In Refs. [1–3], one dynamic stabilization mechanism was proposed to stabilize the RTI based on the strong oscillation of acceleration, which was realized, for example, by the picket fence pulse train or the laser intensity modulation in laser inertial fusion^[4]. In this mechanism, the total acceleration oscillates strongly, and so the additional oscillating force is added to create a new stable window in the system. Originally this dynamic stabilization mechanism was proposed by Kapitza^[21], and it was applied to the stabilization of an inverted pendulum. The inverted pendulum is an unstable system, a strongly and rapidly oscillating acceleration is applied on the system in Ref. [21], and then the inverted pendulum system has a stable window. In this case, the equation for the unstable system is modified, and has another force term coming from the oscillating acceleration. In this mechanism, the growth rate is modified by the strongly oscillating acceleration.

When the inverted pendulum shown in Figure 2 is subjected by a strongly oscillating acceleration $A\text{sin}\,\unicode[STIX]{x1D714}t$, we obtain the following Mathieu-type equation^[24] for $\unicode[STIX]{x1D703}(t)$: $$\begin{eqnarray}\frac{\text{d}^{2}\unicode[STIX]{x1D703}(t)}{\text{d}t^{2}}=\frac{g}{l}\unicode[STIX]{x1D703}(t)-A\unicode[STIX]{x1D714}^{2}\unicode[STIX]{x1D703}(t)\sin \unicode[STIX]{x1D714}t.\end{eqnarray}$$(1)

Here $l$ is the length of the pendulum. When $A=0$, the inverted pendulum becomes unstable. However, the second term of the right-hand side is added to the system, and stable windows appear in the inverted pendulum system^{[21, 24]}. In Equation (1), the stability condition is described as $A-0.5<2g/(l\unicode[STIX]{x1D714}^{2})^[24]. The stability condition shows that the additional acceleration oscillation at the second term of the right-hand side of Equation (1) should be very fast, and the amplitude of $A$ must satisfy the stability condition.

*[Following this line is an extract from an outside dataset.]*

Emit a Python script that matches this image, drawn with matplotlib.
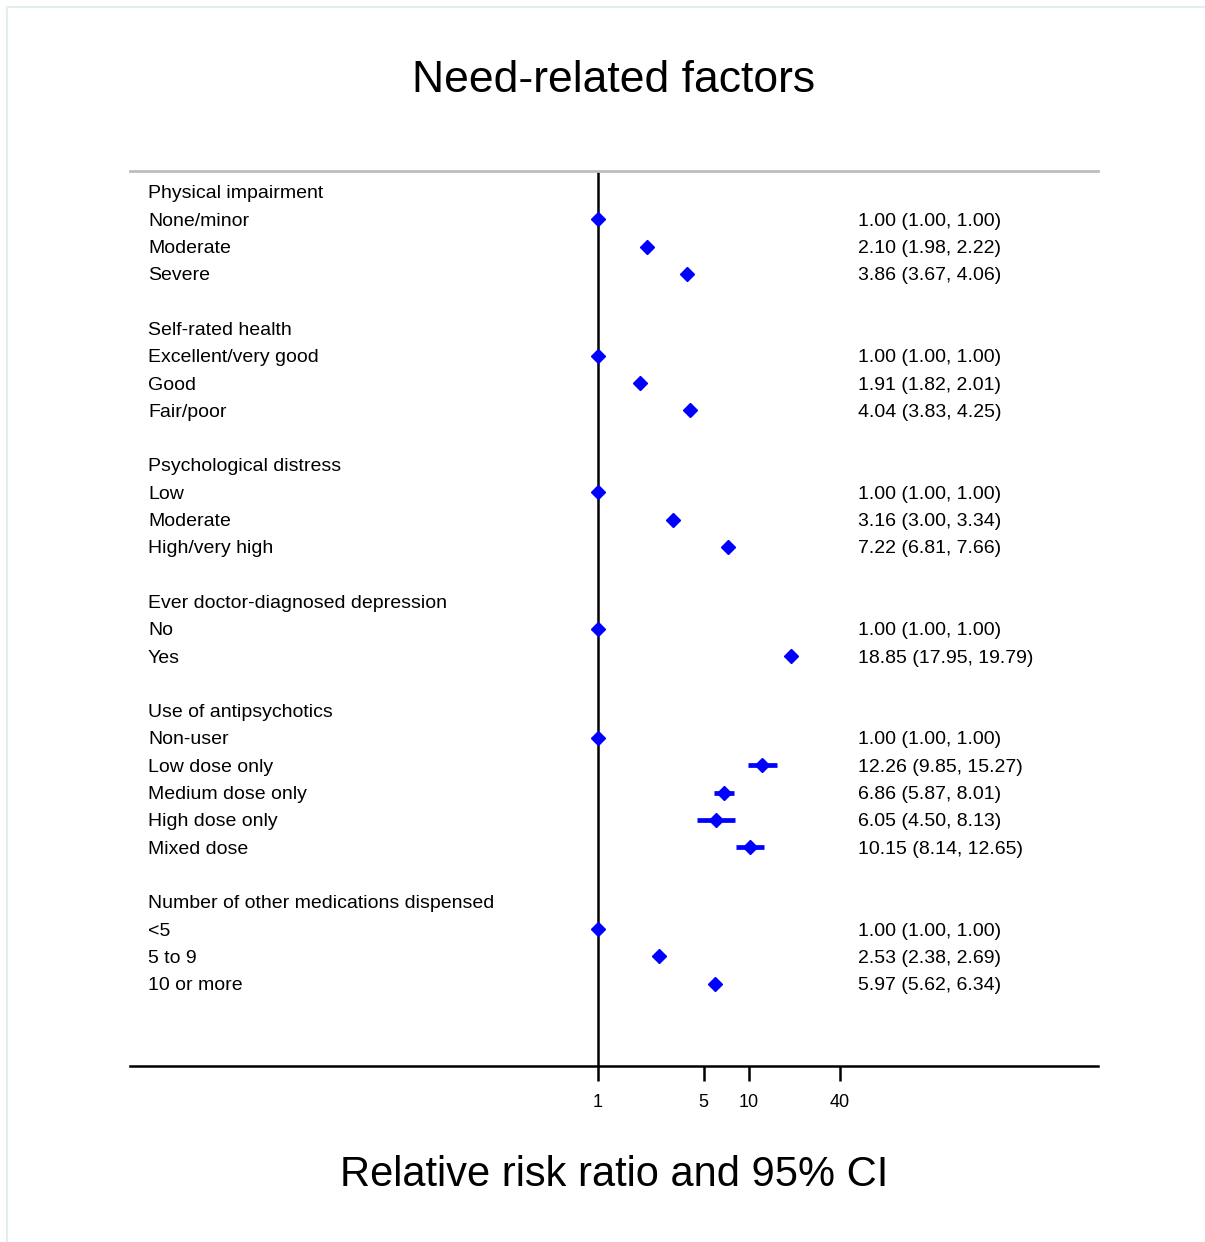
import numpy as np
import matplotlib.pyplot as plt
from matplotlib.lines import Line2D
import matplotlib.transforms as mtransforms

plt.rcParams['font.family'] = ['Liberation Sans', 'DejaVu Sans']

# Grupos y categorias
groups = ['Physical impairment', 'Self-rated health', 'Psychological distress',
          'Ever doctor-diagnosed depression', 'Use of antipsychotics',
          'Number of other medications dispensed']
labels = [
    ['None/minor', 'Moderate', 'Severe'],
    ['Excellent/very good', 'Good', 'Fair/poor'],
    ['Low', 'Moderate', 'High/very high'],
    ['No', 'Yes'],
    ['Non-user', 'Low dose only', 'Medium dose only', 'High dose only', 'Mixed dose'],
    ['<5', '5 to 9', '10 or more'],
]
rr = [
    [1.00, 2.10, 3.86],
    [1.00, 1.91, 4.04],
    [1.00, 3.16, 7.22],
    [1.00, 18.85],
    [1.00, 12.26, 6.86, 6.05, 10.15],
    [1.00, 2.53, 5.97],
]
lo = [
    [1.00, 1.98, 3.67],
    [1.00, 1.82, 3.83],
    [1.00, 3.00, 6.81],
    [1.00, 17.95],
    [1.00, 9.85, 5.87, 4.50, 8.14],
    [1.00, 2.38, 5.62],
]
hi = [
    [1.00, 2.22, 4.06],
    [1.00, 2.01, 4.25],
    [1.00, 3.34, 7.66],
    [1.00, 19.79],
    [1.00, 15.27, 8.01, 8.13, 12.65],
    [1.00, 2.69, 6.34],
]
ticks = [1, 5, 10, 40]

W, H = 1205, 1242
fig = plt.figure(figsize=(W / 100, H / 100), dpi=100)

# borde claro del fondo
fig.add_artist(Line2D([7 / W, 1], [1 - 6.5 / H, 1 - 6.5 / H], color='#e4eeee', lw=1.5))
fig.add_artist(Line2D([7.5 / W, 7.5 / W], [0, 1 - 6.5 / H], color='#e4eeee', lw=1.5))

x0, x1, ytop, ybot = 130, 1098, 171, 1066
ax = fig.add_axes([x0 / W, 1 - ybot / H, (x1 - x0) / W, (ybot - ytop) / H])
ax.set_xscale('log')
ppd = 151.0  # pixeles por decada
ax.set_xlim(10 ** (-(598 - x0) / ppd), 10 ** ((x1 - 598) / ppd))

row_h = 27.3
ax.set_ylim((ybot - 192) / row_h, (ytop - 192) / row_h)

trans = mtransforms.blended_transform_factory(ax.transAxes, ax.transData)
fs = 14
dy = 0.07  # el texto queda un poco mas abajo

row = 0
for g, labs, r, l, h in zip(groups, labels, rr, lo, hi):
    ax.text(18 / (x1 - x0), row + dy, g, transform=trans, fontsize=fs, va='center', ha='left')
    row += 1
    for lab, rv, lv, hv in zip(labs, r, l, h):
        ax.text(18 / (x1 - x0), row + dy, lab, transform=trans, fontsize=fs,
                va='center', ha='left')
        ax.hlines(row, lv, hv, color='blue', lw=3.4, zorder=3)
        ax.plot(rv, row, 'D', color='blue', ms=7.3, zorder=4)
        ax.text((858 - x0) / (x1 - x0), row + dy, f'{rv:.2f} ({lv:.2f}, {hv:.2f})',
                transform=trans, fontsize=fs, va='center', ha='left')
        row += 1
    row += 1

ax.axvline(1, color='black', lw=1.8, zorder=2)

for s in ['left', 'right']:
    ax.spines[s].set_visible(False)
ax.spines['top'].set_color('#bdbdbd')
ax.spines['top'].set_linewidth(2)
ax.spines['bottom'].set_color('black')
ax.spines['bottom'].set_linewidth(1.8)

ax.set_xticks(ticks)
ax.set_xticklabels([str(t) for t in ticks])
ax.xaxis.set_minor_locator(plt.NullLocator())
ax.tick_params(axis='x', length=11, width=1.8, labelsize=13, pad=9)
ax.set_yticks([])

fig.text(614 / W, 1 - 80 / H, 'Need-related factors', fontsize=32, ha='center', va='center')
fig.text(614 / W, 1 - 1175 / H, 'Relative risk ratio and 95% CI', fontsize=30,
         ha='center', va='center')

fig.savefig('out.png', dpi=100)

This dynamic stabilization mechanism works on the inverted pendulum in Figure 1. However, it would be difficult to apply this mechanism to our tall buildings, bridges or large structures in our society.

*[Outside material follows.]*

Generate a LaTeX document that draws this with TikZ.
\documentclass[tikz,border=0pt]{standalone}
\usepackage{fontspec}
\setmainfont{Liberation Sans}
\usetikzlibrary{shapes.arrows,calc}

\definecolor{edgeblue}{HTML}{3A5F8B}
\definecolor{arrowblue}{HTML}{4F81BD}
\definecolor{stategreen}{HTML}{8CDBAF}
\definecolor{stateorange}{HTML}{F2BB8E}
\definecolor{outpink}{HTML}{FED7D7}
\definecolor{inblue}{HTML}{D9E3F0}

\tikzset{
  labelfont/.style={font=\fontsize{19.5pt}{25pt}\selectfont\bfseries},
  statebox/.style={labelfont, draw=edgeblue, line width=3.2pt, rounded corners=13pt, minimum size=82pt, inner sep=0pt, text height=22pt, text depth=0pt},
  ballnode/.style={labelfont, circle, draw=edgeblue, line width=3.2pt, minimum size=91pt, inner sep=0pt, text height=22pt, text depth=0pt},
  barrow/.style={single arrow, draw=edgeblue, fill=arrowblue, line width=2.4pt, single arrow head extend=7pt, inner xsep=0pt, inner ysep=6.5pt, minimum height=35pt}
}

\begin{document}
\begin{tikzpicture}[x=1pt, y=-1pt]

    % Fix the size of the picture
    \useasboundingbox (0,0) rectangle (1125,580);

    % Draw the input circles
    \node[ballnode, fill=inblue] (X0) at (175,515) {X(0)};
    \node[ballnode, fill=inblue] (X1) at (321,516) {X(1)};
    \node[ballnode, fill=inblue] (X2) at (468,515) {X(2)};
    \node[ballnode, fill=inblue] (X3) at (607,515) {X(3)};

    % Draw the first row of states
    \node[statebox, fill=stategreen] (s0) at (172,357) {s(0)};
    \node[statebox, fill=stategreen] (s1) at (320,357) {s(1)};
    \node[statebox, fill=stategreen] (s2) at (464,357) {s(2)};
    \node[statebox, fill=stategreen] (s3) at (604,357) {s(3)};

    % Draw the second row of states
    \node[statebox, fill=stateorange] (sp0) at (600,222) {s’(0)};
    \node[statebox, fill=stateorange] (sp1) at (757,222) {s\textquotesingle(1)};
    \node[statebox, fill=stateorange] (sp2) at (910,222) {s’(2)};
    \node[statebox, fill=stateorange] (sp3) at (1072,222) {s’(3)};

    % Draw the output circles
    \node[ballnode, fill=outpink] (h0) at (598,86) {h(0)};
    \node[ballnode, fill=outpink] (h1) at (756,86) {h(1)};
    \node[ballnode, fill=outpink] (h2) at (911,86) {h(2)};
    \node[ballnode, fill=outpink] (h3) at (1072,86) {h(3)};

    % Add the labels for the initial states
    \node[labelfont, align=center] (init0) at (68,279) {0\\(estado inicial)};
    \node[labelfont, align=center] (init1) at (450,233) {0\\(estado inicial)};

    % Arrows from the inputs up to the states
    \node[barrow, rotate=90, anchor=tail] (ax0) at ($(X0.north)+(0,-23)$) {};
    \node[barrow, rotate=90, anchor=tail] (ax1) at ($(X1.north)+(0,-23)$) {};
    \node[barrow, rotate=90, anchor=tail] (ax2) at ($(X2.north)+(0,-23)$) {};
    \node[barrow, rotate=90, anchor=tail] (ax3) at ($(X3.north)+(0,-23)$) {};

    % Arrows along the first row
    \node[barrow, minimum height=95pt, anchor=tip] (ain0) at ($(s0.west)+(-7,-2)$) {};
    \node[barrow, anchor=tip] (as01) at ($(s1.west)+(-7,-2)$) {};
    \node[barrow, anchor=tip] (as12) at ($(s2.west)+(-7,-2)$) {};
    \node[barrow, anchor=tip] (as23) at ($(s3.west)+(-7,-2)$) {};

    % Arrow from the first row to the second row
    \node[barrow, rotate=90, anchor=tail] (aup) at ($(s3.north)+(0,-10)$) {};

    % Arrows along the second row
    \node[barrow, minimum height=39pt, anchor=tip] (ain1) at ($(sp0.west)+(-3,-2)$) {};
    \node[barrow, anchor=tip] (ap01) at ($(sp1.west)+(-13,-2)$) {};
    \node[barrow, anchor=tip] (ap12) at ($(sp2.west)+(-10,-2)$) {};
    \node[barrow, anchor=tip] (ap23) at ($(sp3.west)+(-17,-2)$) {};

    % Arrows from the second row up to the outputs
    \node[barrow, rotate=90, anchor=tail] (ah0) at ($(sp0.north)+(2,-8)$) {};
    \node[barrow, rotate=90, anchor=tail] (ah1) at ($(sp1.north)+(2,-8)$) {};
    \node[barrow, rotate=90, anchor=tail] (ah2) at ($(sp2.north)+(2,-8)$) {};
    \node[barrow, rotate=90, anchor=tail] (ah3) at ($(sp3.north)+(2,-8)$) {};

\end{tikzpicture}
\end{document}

In laser inertial fusion, this dynamic stabilization mechanism was proposed and applied to stabilize the RTI based on the strong oscillation of acceleration^{[3, 4]}, which was realized by the picket fence pulse train or the laser intensity modulation in laser inertial fusion^[4]. In this mechanism, the total acceleration strongly oscillates, and so the additional oscillating force is added to create a new stable window in the fuel pellet implosion in laser inertial fusion. In inertial fusion, the spherical fuel pellet should be compressed to a high density, for example, a thousand times of the solid density^[8–10]. The fusion fuel is imploded spherically by a large inward acceleration. The typical implosion acceleration is about $10^{13}~\text{m}/\text{s}^{2}$, and lasts for 1–10 ns. During the implosion time, the driver input energy, introduced by the laser-pulse train series, would induce the strong implosion acceleration oscillation, which contributes to stabilizing the RTI during the fuel pellet implosion^{[3, 4, 25, 26]}.

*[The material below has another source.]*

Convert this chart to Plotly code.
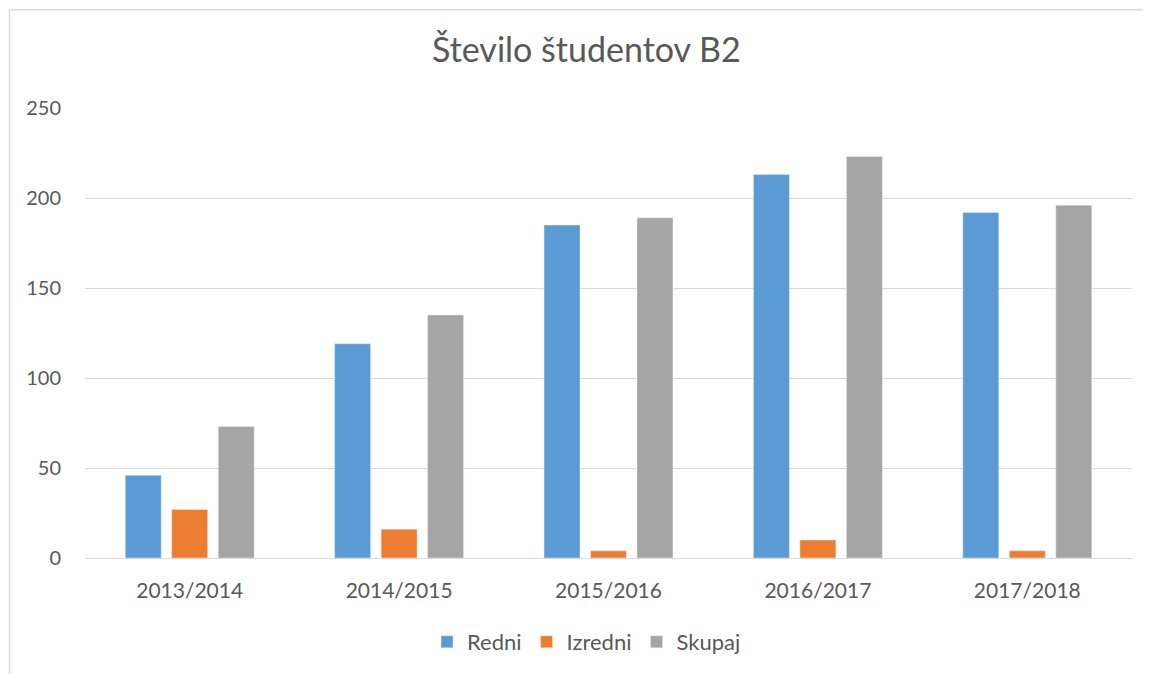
import plotly.graph_objects as go

categories = ["2013/2014", "2014/2015", "2015/2016", "2016/2017", "2017/2018"]
redni = [46, 119, 185, 213, 192]
izredni = [27, 16, 4, 10, 4]
skupaj = [73, 135, 189, 223, 196]
y_ticks = [0, 50, 100, 150, 200, 250]

font_family = "Lato, 'Open Sans', sans-serif"
text_color = "#595959"

fig = go.Figure()
fig.add_trace(go.Bar(name="Redni", x=categories, y=redni, marker_color="#5B9BD5"))
fig.add_trace(go.Bar(name="Izredni", x=categories, y=izredni, marker_color="#ED7D31"))
fig.add_trace(go.Bar(name="Skupaj", x=categories, y=skupaj, marker_color="#A5A5A5"))

OFF = 8  # page body margin
W, H = 1151 - OFF, 674 - OFF
L, T = 85 - OFF, 108 - OFF
R = W - (1132 - OFF)
B = H - (559 - OFF)
pw, ph = W - L - R, H - T - B

def px_x(p):
    return (p - OFF - L) / pw

def px_y(p):
    return (559 - p) / ph

fig.update_layout(
    width=W, height=H,
    margin=dict(l=L, r=R, t=T, b=B),
    paper_bgcolor="white", plot_bgcolor="white",
    barmode="group", bargap=0.334, bargroupgap=0.226,
    title=dict(text="Število študentov B2", x=0.506, xanchor="center",
               y=1 - (50 - OFF) / H, yanchor="middle",
               font=dict(family=font_family, size=34, color=text_color)),
    font=dict(family=font_family, size=20, color=text_color),
    xaxis=dict(showgrid=False, showline=True, linecolor="#D9D9D9", linewidth=1,
               ticks="outside", ticklen=14, tickcolor="rgba(0,0,0,0)",
               tickfont=dict(size=21, color=text_color)),
    yaxis=dict(range=[0, 250], tickvals=y_ticks, showgrid=True, gridcolor="#D9D9D9",
               gridwidth=1, zeroline=False, showline=False,
               ticks="outside", ticklen=19, tickcolor="rgba(0,0,0,0)",
               tickfont=dict(size=20, color=text_color)),
    legend=dict(orientation="h", x=0.5 - 22 / pw, xanchor="center", y=px_y(642), yanchor="middle",
                font=dict(size=22, color=text_color), itemwidth=30,
                traceorder="normal"),
    shapes=[
        dict(type="line", xref="paper", yref="paper",
             x0=px_x(9.5), x1=px_x(9.5), y0=px_y(700), y1=px_y(9.5),
             line=dict(color="#D9D9D9", width=1.5)),
        dict(type="line", xref="paper", yref="paper",
             x0=px_x(9.5), x1=px_x(1152), y0=px_y(9.5), y1=px_y(9.5),
             line=dict(color="#D9D9D9", width=1.5)),
    ],
)

fig.write_html("out.html")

In Ref. [27], this dynamic stabilization mechanism is applied to the two-stream instability stabilization, in which the classical two-stream instability driven by a constant relative drift velocity is modified by the additional oscillation on the relative velocity. The time-dependent drift velocity opens a new stable window in the two-stream instability.

In plasmas the perturbation phase and amplitude cannot be measured dynamically. However, by using a wobbling beam or an oscillating beam or a rotating beam or so^{[18, 19]}, the initial perturbation is actively imposed, and so the initial perturbation phase and amplitude are defined actively. In this case, the amplitude and phase of the unstable perturbation cannot be detected, but can be defined by the input driver beam wobbling at least in the linear phase. In plasmas it would be difficult to realize a perfect feedback control, but a part of it can be adapted to the instability mitigation in plasmas. Actually, heavy ion beam accelerators would provide a controlled wobbling or oscillating beam with a high frequency^{[18–20, 28]}. An intense electron beam axis can be wobbled in its controlled way, and thus provides defined phase and amplitude of perturbations.

If the energy driver beam wobbles uniformly in time, the imposed perturbation for a physical quantity of $F$ at $t=\unicode[STIX]{x1D70F}$ may be written as $$\begin{eqnarray}F=\unicode[STIX]{x1D6FF}Fe^{i\unicode[STIX]{x1D6FA}\unicode[STIX]{x1D70F}}e^{\unicode[STIX]{x1D6FE}(t-\unicode[STIX]{x1D70F})+i\vec{k}\cdot \vec{x}}.\end{eqnarray}$$(2)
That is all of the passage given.